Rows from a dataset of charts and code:
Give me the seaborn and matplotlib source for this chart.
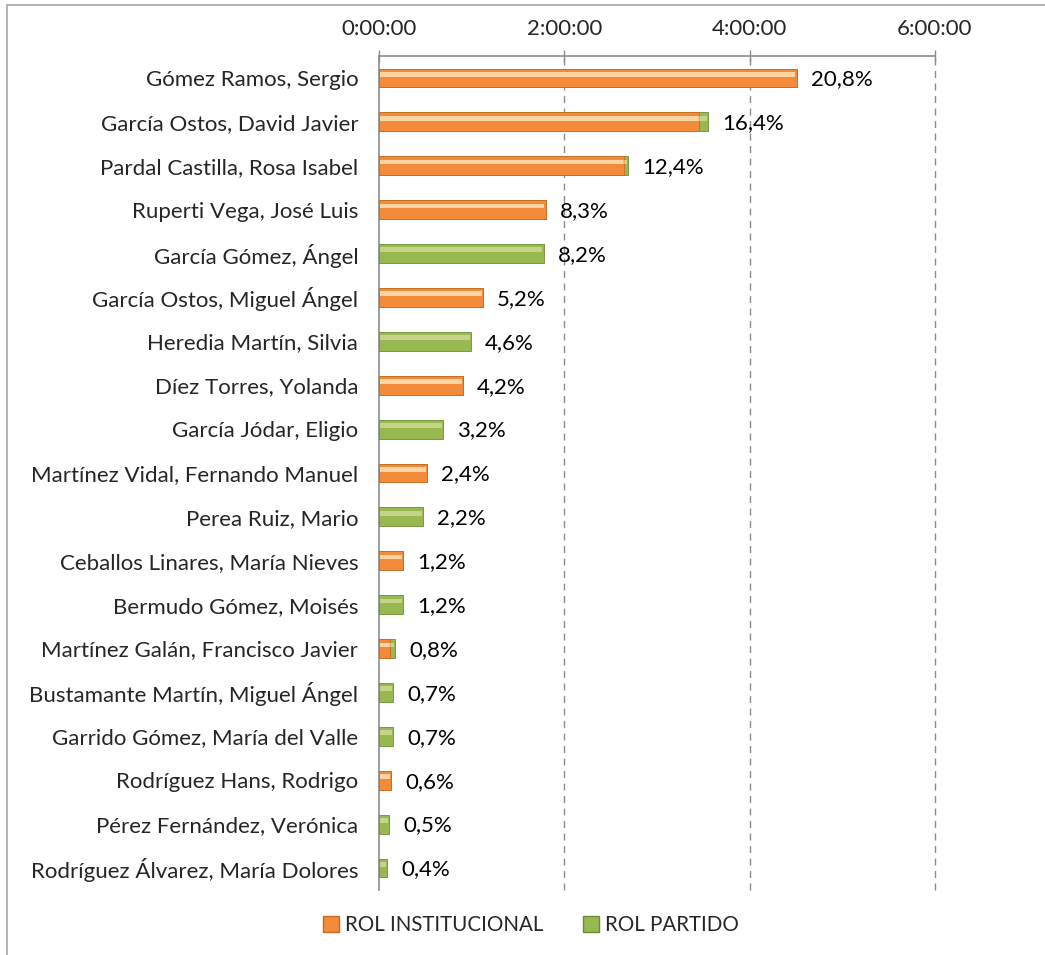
"""Horizontal stacked bars: speaking time per person, split by role."""

import matplotlib
matplotlib.use("Agg")
import matplotlib.pyplot as plt
import matplotlib.patches as mpatches
from matplotlib.ticker import FixedLocator, FuncFormatter
import seaborn as sns
import pandas as pd


# ── Data (minutes) ────────────────────────────────────────────────────────────
names = [
    "Gómez Ramos, Sergio",
    "García Ostos, David Javier",
    "Pardal Castilla, Rosa Isabel",
    "Ruperti Vega, José Luis",
    "García Gómez, Ángel",
    "García Ostos, Miguel Ángel",
    "Heredia Martín, Silvia",
    "Díez Torres, Yolanda",
    "García Jódar, Eligio",
    "Martínez Vidal, Fernando Manuel",
    "Perea Ruiz, Mario",
    "Ceballos Linares, María Nieves",
    "Bermudo Gómez, Moisés",
    "Martínez Galán, Francisco Javier",
    "Bustamante Martín, Miguel Ángel",
    "Garrido Gómez, María del Valle",
    "Rodríguez Hans, Rodrigo",
    "Pérez Fernández, Verónica",
    "Rodríguez Álvarez, María Dolores",
]
rol_institucional = [270.4, 207.5, 158.5, 107.9, 0.0, 67.6, 0.0, 54.6, 0.0,
                     31.2, 0.0, 15.6, 0.0, 7.2, 0.0, 0.0, 7.8, 0.0, 0.0]
rol_partido = [0.0, 5.7, 2.7, 0.0, 106.6, 0.0, 59.8, 0.0, 41.6,
               0.0, 28.6, 0.0, 15.6, 3.2, 9.1, 9.1, 0.0, 6.5, 5.2]
pct_labels = ["20,8%", "16,4%", "12,4%", "8,3%", "8,2%", "5,2%", "4,6%",
              "4,2%", "3,2%", "2,4%", "2,2%", "1,2%", "1,2%", "0,8%",
              "0,7%", "0,7%", "0,6%", "0,5%", "0,4%"]
x_ticks_min = [0, 120, 240, 360]

ORANGE = "#F38B3A"
GREEN = "#97B94F"
GREY = "#8C8C8C"
FS = 16

df = pd.DataFrame({
    "name": names,
    "inst": rol_institucional,
    "part": rol_partido,
})
df["total"] = df["inst"] + df["part"]


# ── Figure ────────────────────────────────────────────────────────────────────
sns.set_style("white")
plt.rcParams["font.family"] = ["Lato", "DejaVu Sans"]

fig = plt.figure(figsize=(10.45, 9.55), dpi=100)
ax = fig.add_axes([379 / 1045, 1 - 890 / 955, (935 - 379) / 1045, (890 - 56) / 955])

# outer chart border (cut at right and bottom like the original)
fig.patches.append(mpatches.Rectangle(
    (7 / 1045, -0.1), 1.2, 1 - 5 / 955 + 0.1, transform=fig.transFigure,
    fill=False, edgecolor="#A6A6A6", linewidth=1.2, zorder=0))

# stacked: total in green, institutional part on top in orange
sns.barplot(data=df, y="name", x="total", color=GREEN, orient="h",
            width=0.43, ax=ax, edgecolor="#6E8B35", linewidth=0.6,
            saturation=1, zorder=3)
sns.barplot(data=df, y="name", x="inst", color=ORANGE, orient="h",
            width=0.43, ax=ax, edgecolor="#C96A22", linewidth=0.6,
            saturation=1, zorder=4)

# soft highlight stripe to hint at the bevelled look
for bar in list(ax.patches):
    w = bar.get_width()
    if w <= 0:
        bar.set_linewidth(0)
        continue
    ax.add_patch(mpatches.Rectangle(
        (bar.get_x() + 0.4, bar.get_y() + bar.get_height() * 0.18),
        max(w - 1.2, 0), bar.get_height() * 0.25,
        facecolor="#FFF6D0", alpha=0.45, linewidth=0, zorder=5))

# percentage labels
for i, (tot, lab) in enumerate(zip(df["total"], pct_labels)):
    ax.annotate(lab, (tot, i), xytext=(10, -1), textcoords="offset points",
                va="center", ha="left", fontsize=FS, color="black", zorder=6)

# ── Axes styling ──────────────────────────────────────────────────────────────
ax.set_xlim(0, 360)
ax.set_ylim(len(names) - 0.5, -0.5)
ax.set_xlabel("")
ax.set_ylabel("")

ax.xaxis.tick_top()
ax.xaxis.set_major_locator(FixedLocator(x_ticks_min))
ax.xaxis.set_major_formatter(FuncFormatter(lambda v, _: f"{int(v // 60)}:00:00"))
ax.tick_params(axis="x", which="major", direction="inout", length=9,
               width=1, color=GREY, labelsize=FS, pad=8)

ax.yaxis.set_minor_locator(FixedLocator([i - 0.5 for i in range(len(names) + 1)]))
ax.tick_params(axis="y", which="major", length=0, labelsize=FS, pad=15)
ax.tick_params(axis="y", which="minor", direction="out", length=5,
               width=1, color=GREY)

for side in ["bottom", "right"]:
    ax.spines[side].set_visible(False)
for side in ["top", "left"]:
    ax.spines[side].set_color(GREY)
    ax.spines[side].set_linewidth(1.2)

ax.grid(False)
for xt in x_ticks_min[1:]:
    ax.axvline(xt, color=GREY, linestyle=(0, (5, 4)), linewidth=1,
               zorder=1, clip_on=False)

# ── Legend ────────────────────────────────────────────────────────────────────
handles = [
    mpatches.Patch(facecolor=ORANGE, edgecolor="#C96A22", label="ROL INSTITUCIONAL"),
    mpatches.Patch(facecolor=GREEN, edgecolor="#6E8B35", label="ROL PARTIDO"),
]
fig.legend(handles=handles, loc="center", ncol=2, frameon=False,
           bbox_to_anchor=(531 / 1045, 1 - 925 / 955), fontsize=14.8,
           handlelength=0.8, handleheight=0.8, handletextpad=0.3,
           columnspacing=1.9)

fig.savefig("out.png", dpi=100)
plt.close(fig)
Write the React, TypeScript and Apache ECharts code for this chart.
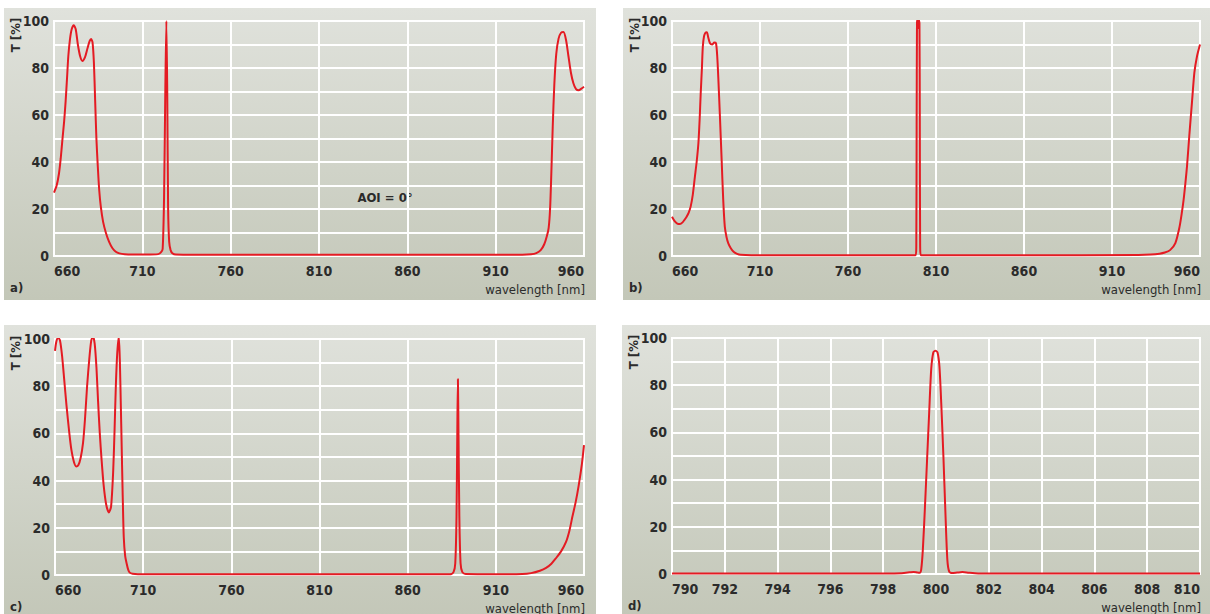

_What to work on_
Search the records above for the string "this". Copy every line that contains it.

_Output of the task_
Give me the seaborn and matplotlib source for this chart.
Write the React, TypeScript and Apache ECharts code for this chart.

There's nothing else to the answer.